A política de reposições do actual Governo tem gerado controvérsia e levantado a questão da fuga de investimento estrangeiro e do risco de fuga de capitais do país. A Renascença falou com um fiscalista, dois empresários e um banqueiro em busca de respostas para dúvidas que se instalam sobre o clima económico nacional.
As posições recolhidas são cautelosas, com a maioria a reservar opiniões definitivas para depois da divulgação da proposta de Orçamento do Estado deste ano, mas o fiscalista Tiago Caiado Guerreiro é mais taxativo e diz não ter dúvidas de que o investimento estrangeiro já começou a escapar. A partir da experiência do seu escritório, aponta que o investimento estrangeiro “deve ter caído 75% ou 80%”.
Caiado Guerreiro lembra que Portugal paga quase 10% do Produto Interno Bruto (PIB) em juros e que precisa de entradas permanentes de dinheiro devido à necessidade de capital e porque “as empresas portuguesas e as pessoas não têm dinheiro para investir e ter massa critica". Assim, "ou se tenta dar segurança jurídica aos investidores ou isto vai ser muito grave”, adverte.
"Esmorecimento"
Já na perspectiva da Associação Têxtil e Vestuário (ATP), representante de um dos sectores mais relevantes da indústria nacional, existe a percepção de retracção no investimento estrangeiro. O presidente da ATP, João Costa, indica que a possibilidade de agravamento de custos de contexto cria receio e desagrado.

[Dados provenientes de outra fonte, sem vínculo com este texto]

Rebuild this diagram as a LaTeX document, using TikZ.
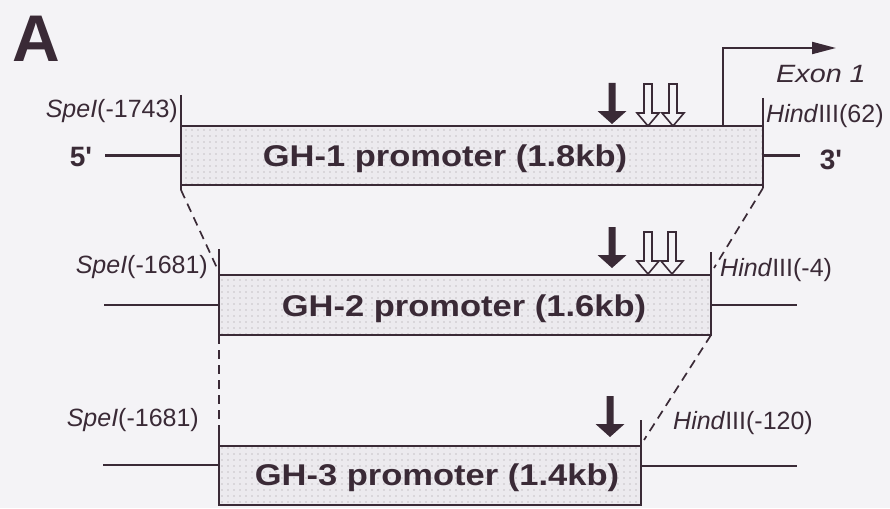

“A abertura para novas medidas de reversão, que agrava os custos de contexto e dificultam a competitividade das empresas”, cria “esmorecimento”, na opinião de João Costa.
“No limite, leva à desistência de investimentos e de propósitos de investimento futuro que algumas empresas internacionais e novos investidores se preparavam para fazer no nosso país”, aponta.
Clima de desconfiança
O presidente da Associação Empresarial de Portugal (AEP), Paulo Nunes de Almeida, admite, por seu lado, que se vive entre os empresários nacionais e estrangeiros um clima de enorme desconfiança, sobretudo em resultado da perda de confiança no sistema financeiro.
Nunes de Almeida observa que, depois do anúncio da resolução do Banif, há sinais pouco animadores na bolsa portuguesa. É "uma consequência dessas decisões e obviamente que isto preocupa muito as empresas".
O presidente da AEP lembra que "as empresas portuguesas são altamente financiadas pelo sistema bancário, que é constituído por um grupo muito restrito de bancos”, alguns dos quais “estão a desaparecer do sistema". Os que ficam sofrem "um grave efeito de contágio que preocupa os investidores, pelo que algumas opções de investimento têm de ser muito bem ponderadas".
Quanto à estratégia de desalavancagem da economia, depois de quatro anos altamente restritivos do ponto de vista económico, o presidente da AEP defende uma política "de promoção das exportações, de substituição das importações e de apoio ao investimento produtivo que corresponda à procura externa".
"Todas as medidas que vão nesse sentido serão bem-vindas", reforça.
Paulo Nunes de Almeida revela preocupação em relação "a algum aumento de despesa face a algumas das medidas que estão a ser anunciadas", mas prefere aguardar "pelo Orçamento do Estado para 2016 e pelo défice previsto" para tirar conclusões.
No BIC não há fuga de depósitos
O presidente do BIC-Portugal, Luís Mira Amaral, diz que o seu banco não sente actualmente qualquer fenómeno de fuga de capitais. "Temos uma afluência de depósitos bastante grande, não tenho notado a fuga de depósitos”, afirma. Admite, porém, que o cenário possa mudar, porque "não são agradáveis para os mercados internacionais algumas decisões que o Governo possa tomar".
Mira Amaral aponta como exemplos "a redução de concessões no sector dos transportes ou o recuo na TAP".
O antigo ministro da Indústria discorda da estratégia de António Costa, mas aponta o caso do Banif como o mais problemático, dividindo as responsabilidades neste campo entre o actual e o anterior governos. A anterior maioria PSD e CDS "também tem culpa", diz o banqueiro, porque "teve quatro anos para o fazer e deixou para a 25.ª hora", o que "até facilita a vida deste Governo, do ponto de vista legal”.
O presidente do BIC-Portugal lembra que Portugal precisa de capital estrangeiro "como de pão para a boca" e alerta que todos os sinais negativos podem afastar o investimento estrangeiro. "Se o Governo não tiver cuidado na gestão de expectativas, isso pode acontecer”, adverte.